MARIER GASTRONOMIE ET ART
Dans la grande salle d’une quarantaine de couverts du restaurant gastronomique, la vue le dispute au décor. Esthète, Christian Têtedoie y accueille les œuvres d’artistes. « J’aime les belles choses, la mode, la décoration, les voyages aussi », souligne ce nantais d’origine arrivé en Rhône-Alpes pour intégrer la brigade de Monsieur Paul. « Je suis bien ici. Je ne me vois pas vivre ailleurs. » Chez Christian Têtedoie, on marie la gastronomie et l’art. Le lampadaire « Œuf au plat » de Michel Froment est devenu aussi emblématique de la Maison que le fameux HTV, Homard Tête de Veau, plat signature du chef. Les saisons inspirent les recettes. L’huitre boudeuse s’accoquine au potimarron et son crumble aux épices. Un Saint Joseph blanc, cuvée Clé de sol de Bastien Jolivet en souligne les saveurs iodées. « J’ai envie d’apporter du plaisir aux gens.

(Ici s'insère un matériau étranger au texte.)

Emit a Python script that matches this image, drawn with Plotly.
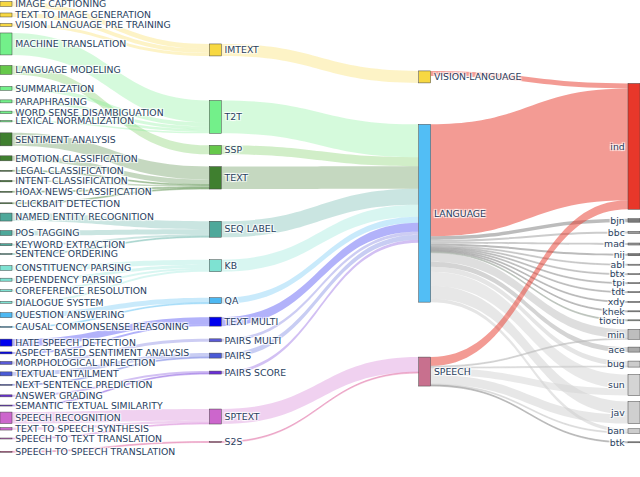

La cuisine, c’est une vocation ; c’est ancré en moi. »

UN HÉRITAGE FABULEUX À FAIRE PERDURER
Sous le regard fier de grands portraits ethniques du photographe Éric Saillet, la saveur d’une escalope de foie gras poêlée et son ragoût de lentilles du Puy, vous ramène au terroir. Subtil, réconfortant, relevé par la fraicheur du gingembre. Une cuisine généreuse réalisée par le chef exécutif, Christophe Carlier qui vise le col de MOF dès le prochain concours. Christian Têtedoie pour qui la transmission est un devoir le soutien pleinement. « En France, on a un héritage puissant : on doit passer le témoin ». Un axe sur lequel il travaille depuis deux ans, « pour la cuisine française, un peu chahutée par beaucoup de pays ». Son projet de Centre de Formation et d’Apprentissage privé bouscule les règles. Un cursus en trois ans qui débutera par trois mois en immersion totale à l’école, « pour leur donner des codes pour leur formation, leur carrière, pour qu’ils sachent défendre leur profession », assure le chef que trop d’abandons désole. Très demandé à l’étranger, le chef consultant Têtedoie l’est tant pour sa cuisine que pour ses qualités de pédagogue.

A LA RECHERCHE DES SAVEURS PERDUES
Cuisson parfaite du rouget fondant et savoureux. Le fi let de pigeon juste cuit sur le coffre, ses pommes de terre au lard gras et tombée d’épinards, se distingue par son jus réduit de câpres et citron confit. Classique Christian Têtedoie ? « Oui, mais avec ce twist contemporain et un rien rêveur qui l’amènent à concocter créer des accords inattendus », affirme Dado Lopez, directeur artistique de la Maison. Avec le homard tête de veau, on célèbre l’alliance des contraires, un terre-mer souverain et le secret bien gardé d’une sauce unique. « Je suis un affreux gourmand. C’est pour ça que je fais ce métier. » Ce qui prime : la qualité des produits et le goût. Dans « son jardin », en partenariat avec de jeunes producteurs, il relance la culture de variétés anciennes très adaptées car issues de la région(1). « A force d’avoir été « coupées », le génome des graines s’est appauvri. On doit sécuriser cet héritage pour les générations futures. À nous, les chefs, de remettre en lumière ces légumes meilleurs pour la santé, plus savoureux et écoresponsables. » Verte est
l’étoile Michelin reçue en 2021.

SE BATTRE POUR LE BIEN-MANGER
Généreux et engagé auprès des hôpitaux de Lyon, de la Banque alimentaire pour qui il a fait menus et démonstrations, le chef enseigne comment faire meilleur avec peu, se bat contre le gaspillage alimentaire et la perte de vitamines de légumes que l’on tarde à cuisiner. « Si on mange mal, c’est qu’on le fait exprès ». Impatient et exigent, il l’est d’abord avec lui-même. Des traits de caractère qui lui ont valu d’être Meilleur Ouvrier de France en 1996. Quand la bataille du bien-manger rencontre l’esthétisme, le chef pâtissier Christophe Tuloup n’est pas loin. Artiste, il dessine ses assiettes avant d’y dresser son dessert autour du chocolat Jivara, cacahuète, mangue et passion, son Mont-Blanc revisité ou son baba orange gingembre. Une apothéose d’élégance gourmande.

(1) Le chef s’approvisionne à l’institut Vavilov, de Saint Petersbourg, 4e banque mondiale de semences.